Avşar, Anayasal ilkelere değinerek, sosyal devlet ilkesinin Anayasa’nın 2. ve 5. maddelerinde vurgulandığını belirtti. Devletin temel görevleri arasında, kişilerin ve toplumun refahını, huzurunu ve mutluluğunu sağlamak, sosyal ve ekonomik engelleri ortadan kaldırmak olduğunu söyledi. Anayasa’nın birçok maddesinde “sosyal” ve “ekonomik” kavramlarına yer verildiğini ve bu ilkelere bağlı kalınması gerektiğini belirtti.
Sosyal devlet ilkesinin, hükümetin halkın refahını artırmak için devlete ekonomik ve sosyal hayata müdahale etme yetkisi verdiğini belirten Avşar, bu yetkinin vatandaşın çıkarı ve kamu yararı gözetilerek kullanılması gerektiğini ifade etti.
“Gelir dağılımındaki dengesizlik sosyal krizlere yol açmaktadır.”
Son yıllarda Türkiye’de uygulanan popülist politikaların ekonomik dengeleri bozduğunu ve gelir dağılımındaki eşitsizliği artırdığını ifade eden Avşar, ülkenin gelir ve servet dağılımındaki dengesizliği gösteren “gini katsayısında” Avrupa’nın en yüksek değerine sahip olduğunu söyledi. Türkiye’de bu eşitsizlik oranının yüzde 42 olduğunu belirterek, bu durumun yoksulluğu ve açlığı daha da derinleştirdiğini ifade etti.
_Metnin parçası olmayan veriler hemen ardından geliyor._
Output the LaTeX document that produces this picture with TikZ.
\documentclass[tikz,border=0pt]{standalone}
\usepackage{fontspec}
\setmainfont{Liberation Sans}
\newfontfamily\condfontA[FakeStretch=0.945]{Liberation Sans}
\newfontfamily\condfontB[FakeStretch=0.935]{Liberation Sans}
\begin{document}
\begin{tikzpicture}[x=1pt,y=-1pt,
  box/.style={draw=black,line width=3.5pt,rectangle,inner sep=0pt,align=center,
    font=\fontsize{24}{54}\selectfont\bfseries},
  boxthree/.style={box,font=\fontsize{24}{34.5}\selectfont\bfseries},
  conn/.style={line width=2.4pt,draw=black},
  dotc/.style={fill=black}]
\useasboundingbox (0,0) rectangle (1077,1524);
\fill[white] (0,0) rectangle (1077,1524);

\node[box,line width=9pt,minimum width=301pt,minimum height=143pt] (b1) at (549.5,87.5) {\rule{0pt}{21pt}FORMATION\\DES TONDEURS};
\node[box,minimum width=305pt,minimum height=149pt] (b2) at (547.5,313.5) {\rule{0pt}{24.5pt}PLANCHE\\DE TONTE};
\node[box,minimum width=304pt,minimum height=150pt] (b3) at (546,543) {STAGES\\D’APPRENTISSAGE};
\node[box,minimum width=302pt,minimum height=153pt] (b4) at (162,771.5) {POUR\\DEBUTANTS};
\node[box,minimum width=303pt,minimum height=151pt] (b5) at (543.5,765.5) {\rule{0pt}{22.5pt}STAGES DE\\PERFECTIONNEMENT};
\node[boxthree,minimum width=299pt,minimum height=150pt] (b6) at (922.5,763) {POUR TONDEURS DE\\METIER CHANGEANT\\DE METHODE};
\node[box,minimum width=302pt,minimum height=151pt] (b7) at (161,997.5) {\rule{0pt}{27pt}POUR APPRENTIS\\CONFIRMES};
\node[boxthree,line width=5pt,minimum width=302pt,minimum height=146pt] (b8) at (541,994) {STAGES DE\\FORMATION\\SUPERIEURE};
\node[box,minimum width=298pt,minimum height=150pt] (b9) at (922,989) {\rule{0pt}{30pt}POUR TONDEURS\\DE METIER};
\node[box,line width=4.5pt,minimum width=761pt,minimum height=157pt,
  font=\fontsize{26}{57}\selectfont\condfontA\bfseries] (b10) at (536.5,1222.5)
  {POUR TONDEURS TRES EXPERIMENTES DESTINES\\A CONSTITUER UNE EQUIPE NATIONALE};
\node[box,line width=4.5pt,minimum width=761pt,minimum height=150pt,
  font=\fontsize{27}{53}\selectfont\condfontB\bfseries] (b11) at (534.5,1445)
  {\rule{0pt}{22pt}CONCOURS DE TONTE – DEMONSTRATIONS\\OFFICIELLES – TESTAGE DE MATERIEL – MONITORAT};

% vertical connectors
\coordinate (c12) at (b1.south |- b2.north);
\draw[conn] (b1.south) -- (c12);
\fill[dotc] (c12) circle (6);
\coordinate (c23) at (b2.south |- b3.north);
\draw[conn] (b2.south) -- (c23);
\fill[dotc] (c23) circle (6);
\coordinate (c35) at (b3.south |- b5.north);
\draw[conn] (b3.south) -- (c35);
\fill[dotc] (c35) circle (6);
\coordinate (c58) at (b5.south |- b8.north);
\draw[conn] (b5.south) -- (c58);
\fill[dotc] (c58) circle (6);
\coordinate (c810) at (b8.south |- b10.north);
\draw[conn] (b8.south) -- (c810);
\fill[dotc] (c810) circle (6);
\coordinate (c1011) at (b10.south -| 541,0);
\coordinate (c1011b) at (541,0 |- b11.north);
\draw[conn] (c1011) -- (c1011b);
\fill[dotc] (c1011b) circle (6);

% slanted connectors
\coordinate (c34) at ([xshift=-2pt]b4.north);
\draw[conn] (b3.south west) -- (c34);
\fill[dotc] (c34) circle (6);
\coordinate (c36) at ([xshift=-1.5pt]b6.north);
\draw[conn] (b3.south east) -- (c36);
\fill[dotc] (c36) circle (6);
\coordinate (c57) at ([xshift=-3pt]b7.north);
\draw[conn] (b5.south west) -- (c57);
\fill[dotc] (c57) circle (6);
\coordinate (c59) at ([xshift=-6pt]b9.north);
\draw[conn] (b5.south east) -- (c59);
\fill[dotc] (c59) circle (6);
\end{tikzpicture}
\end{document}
“Ekonomik tedbir olarak sürekli yoksuldan ek vergiler ve zamlar tahsil ediliyor.”
Avşar, sürekli olarak yoksul kesimlerden ek vergiler ve zamlar tahsil edilmesinin, servet ve gelir dengesizliğini daha da artırdığını söyledi. Bu politikaların halk arasında devlete olan güveni azalttığını ve yasa dışı yollara başvurma eğilimini artırdığını belirtti.
Avşar, devletin, toplum kesimleri arasındaki refah farklarını düzenleyerek sosyal güven ve huzuru sağlama görevine sahip olduğunu vurguladı. Gelir ve servet dağılımındaki dengesizliklerin sosyal patlamalara yol açabileceğini belirtti.
“Açlık sınırı ile asgari ücret arasındaki tutarsızlık sosyal krizlere neden olabilir.”
Eylül ayında açıklanan rakamlarla açlık sınırının 20 bin TL, yoksulluk sınırının 65 bin TL civarında olduğunu ve asgari ücretin 17 bin 2 TL, en düşük emekli maaşının ise 12 bin 500 TL olduğunu hatırlatan Avşar, bu rakamların halkın büyük bir kesiminin açlık ve yoksulluk sınırının altında yaşadığını gösterdiğini söyledi. Gelir dağılımındaki bu bozulmanın sosyal krizlere ve toplumsal patlamalara yol açabileceği uyarısında bulundu.
“DEVA Ekonomisiyle ülkemizi bu krizden çıkaracağız.”
Sözlerinin sonunda partisinin ekonomi programına değinen Avşar, DEVA Ekonomisi ile özgürlükçü ve demokratik sosyal politikalar uygulayarak Türkiye’yi bu ekonomik kriz ve suç sarmalından çıkaracaklarını ve ülkeyi Mustafa Kemal Atatürk’ün gösterdiği muasır medeniyetler seviyesinin üstüne çıkaracaklarını söyledi.
17 Ekim Dünya Yoksullukla Mücadele Günü’nde umuda, gayrete ve inanca davet etti.